● **TASK GOAL**: Set down all of the data that follows word for word, without the images.
▬▬▬
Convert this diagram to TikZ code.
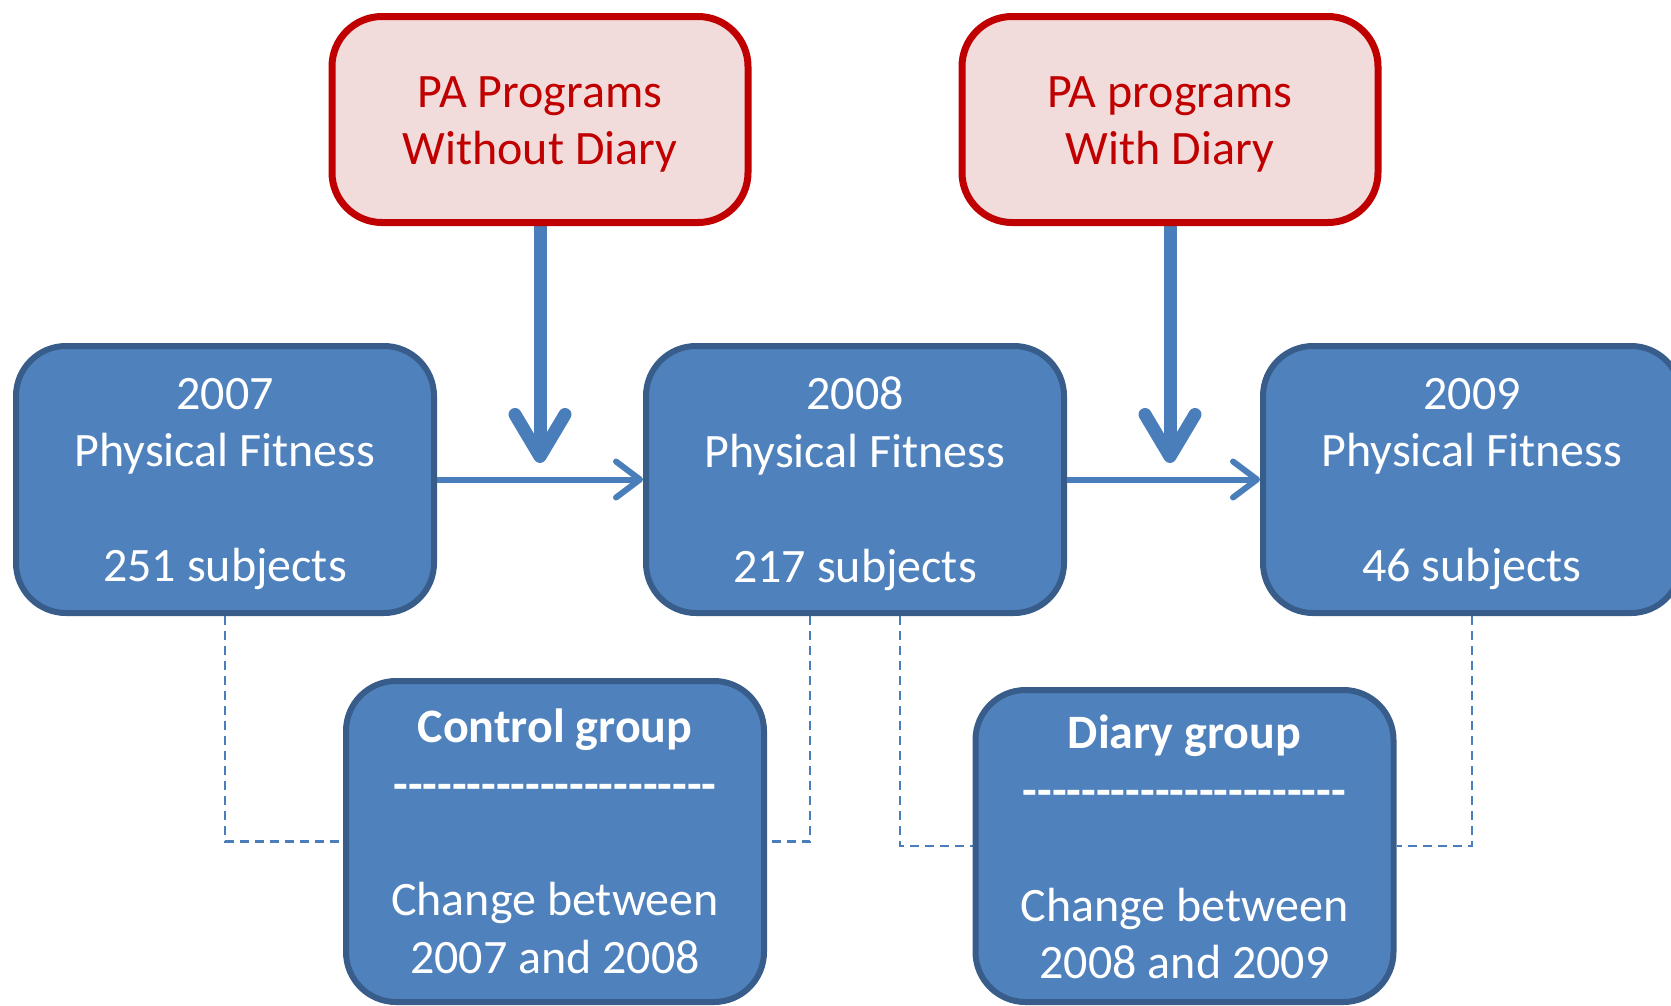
\documentclass[tikz,border=0pt]{standalone}
\usepackage{fontspec}
\setmainfont{Carlito}
\usetikzlibrary{arrows.meta,backgrounds}
\definecolor{bfill}{HTML}{4F81BD}
\definecolor{bdraw}{HTML}{385D8A}
\definecolor{rfill}{HTML}{F2DCDB}
\definecolor{rdraw}{HTML}{C00000}
\definecolor{arr}{HTML}{4A7EBB}
\newcommand\hy{\mbox{-}}
\newcommand\dashrow{\hy\hy\hy\hy\hy\hy\hy\hy\hy\hy\hy\hy\hy\hy\hy\hy\hy\hy\hy\hy\hy\hy}
\begin{document}
\begin{tikzpicture}[x=1pt,y=-1pt,
  boxfont/.style={font=\fontsize{48}{57.6}\selectfont},
  bluebox/.style={draw=bdraw, fill=bfill, line width=6pt, rounded corners=50pt,
    minimum width=418pt, inner sep=0pt},
  redbox/.style={draw=rdraw, fill=rfill, line width=7pt, rounded corners=50pt,
    minimum width=416pt, minimum height=206pt, inner sep=0pt},
  bluetext/.style={boxfont, text=white, align=center, inner sep=0pt},
  redtext/.style={boxfont, text=rdraw, align=center, inner sep=0pt},
  varrow/.style={draw=arr, line width=13pt, -{Straight Barb[length=42pt,width=50pt,round]}},
  harrow/.style={draw=arr, line width=6pt, -{Straight Barb[length=24pt,width=36pt,round]}},
  dashline/.style={draw=arr, line width=2.5pt, dash pattern=on 9pt off 6pt}
]
\useasboundingbox (0,0) rectangle (1671,1005);

\node[redbox] (r1) at (540,119.5) {};
\node[redbox] (r2) at (1170,119.5) {};
\node[redtext] (r1t) at ([yshift=-5pt]r1.center) {PA Programs\\Without Diary};
\node[redtext] (r2t) at ([yshift=-5pt]r2.center) {PA programs\\With Diary};

\node[bluebox, minimum height=267pt] (b07) at (225,479.5) {};
\node[bluebox, minimum height=267pt] (b08) at (855,479.5) {};
\node[bluebox, minimum height=267pt] (b09) at (1472,479.5) {};
\node[bluetext] (b07t) at ([yshift=-4.5pt]b07.center) {2007\\Physical Fitness\\[57.6pt]251 subjects};
\node[bluetext] (b08t) at ([yshift=-4.5pt]b08.center) {2008\\Physical Fitness\\[57.6pt]217 subjects};
\node[bluetext] (b09t) at ([yshift=-4.5pt]b09.center) {2009\\Physical Fitness\\[57.6pt]46 subjects};

\node[bluebox, minimum height=321pt] (ctl) at (555,841.5) {};
\node[bluebox, minimum height=312pt] (dia) at (1184.5,846) {};
\node[bluetext] (ctlt) at (ctl.center) {\textbf{Control group}\\\textbf{\dashrow}\\[57.6pt]Change between\\2007 and 2008};
\node[bluetext] (diat) at ([yshift=-1pt]dia.center) {\textbf{Diary group}\\\textbf{\dashrow}\\[57.6pt]Change between\\2008 and 2009};

\coordinate (t1) at (540,463);
\coordinate (t2) at (1170,463);

\begin{scope}[on background layer]
  \draw[varrow] (r1.south) -- (t1);
  \draw[varrow] (r2.south) -- (t2);
  \draw[dashline] (b07.south) |- (ctl.west);
  \draw[dashline] ([xshift=-45pt]b08.south) |- (ctl.east);
  \draw[dashline] ([xshift=45pt]b08.south) |- (dia.west);
  \draw[dashline] (b09.south) |- (dia.east);
\end{scope}
\draw[harrow] (b07.east) -- (b08.west);
\draw[harrow] (b08.east) -- (b09.west);
\end{tikzpicture}
\end{document}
▬▬▬
● **SOLUTION TO THIS EXERCISE**:
Convert this diagram to TikZ code.
\documentclass[tikz,border=0pt]{standalone}
\usepackage{fontspec}
\setmainfont{Carlito}
\usetikzlibrary{arrows.meta,backgrounds}
\definecolor{bfill}{HTML}{4F81BD}
\definecolor{bdraw}{HTML}{385D8A}
\definecolor{rfill}{HTML}{F2DCDB}
\definecolor{rdraw}{HTML}{C00000}
\definecolor{arr}{HTML}{4A7EBB}
\newcommand\hy{\mbox{-}}
\newcommand\dashrow{\hy\hy\hy\hy\hy\hy\hy\hy\hy\hy\hy\hy\hy\hy\hy\hy\hy\hy\hy\hy\hy\hy}
\begin{document}
\begin{tikzpicture}[x=1pt,y=-1pt,
  boxfont/.style={font=\fontsize{48}{57.6}\selectfont},
  bluebox/.style={draw=bdraw, fill=bfill, line width=6pt, rounded corners=50pt,
    minimum width=418pt, inner sep=0pt},
  redbox/.style={draw=rdraw, fill=rfill, line width=7pt, rounded corners=50pt,
    minimum width=416pt, minimum height=206pt, inner sep=0pt},
  bluetext/.style={boxfont, text=white, align=center, inner sep=0pt},
  redtext/.style={boxfont, text=rdraw, align=center, inner sep=0pt},
  varrow/.style={draw=arr, line width=13pt, -{Straight Barb[length=42pt,width=50pt,round]}},
  harrow/.style={draw=arr, line width=6pt, -{Straight Barb[length=24pt,width=36pt,round]}},
  dashline/.style={draw=arr, line width=2.5pt, dash pattern=on 9pt off 6pt}
]
\useasboundingbox (0,0) rectangle (1671,1005);

\node[redbox] (r1) at (540,119.5) {};
\node[redbox] (r2) at (1170,119.5) {};
\node[redtext] (r1t) at ([yshift=-5pt]r1.center) {PA Programs\\Without Diary};
\node[redtext] (r2t) at ([yshift=-5pt]r2.center) {PA programs\\With Diary};

\node[bluebox, minimum height=267pt] (b07) at (225,479.5) {};
\node[bluebox, minimum height=267pt] (b08) at (855,479.5) {};
\node[bluebox, minimum height=267pt] (b09) at (1472,479.5) {};
\node[bluetext] (b07t) at ([yshift=-4.5pt]b07.center) {2007\\Physical Fitness\\[57.6pt]251 subjects};
\node[bluetext] (b08t) at ([yshift=-4.5pt]b08.center) {2008\\Physical Fitness\\[57.6pt]217 subjects};
\node[bluetext] (b09t) at ([yshift=-4.5pt]b09.center) {2009\\Physical Fitness\\[57.6pt]46 subjects};

\node[bluebox, minimum height=321pt] (ctl) at (555,841.5) {};
\node[bluebox, minimum height=312pt] (dia) at (1184.5,846) {};
\node[bluetext] (ctlt) at (ctl.center) {\textbf{Control group}\\\textbf{\dashrow}\\[57.6pt]Change between\\2007 and 2008};
\node[bluetext] (diat) at ([yshift=-1pt]dia.center) {\textbf{Diary group}\\\textbf{\dashrow}\\[57.6pt]Change between\\2008 and 2009};

\coordinate (t1) at (540,463);
\coordinate (t2) at (1170,463);

\begin{scope}[on background layer]
  \draw[varrow] (r1.south) -- (t1);
  \draw[varrow] (r2.south) -- (t2);
  \draw[dashline] (b07.south) |- (ctl.west);
  \draw[dashline] ([xshift=-45pt]b08.south) |- (ctl.east);
  \draw[dashline] ([xshift=45pt]b08.south) |- (dia.west);
  \draw[dashline] (b09.south) |- (dia.east);
\end{scope}
\draw[harrow] (b07.east) -- (b08.west);
\draw[harrow] (b08.east) -- (b09.west);
\end{tikzpicture}
\end{document}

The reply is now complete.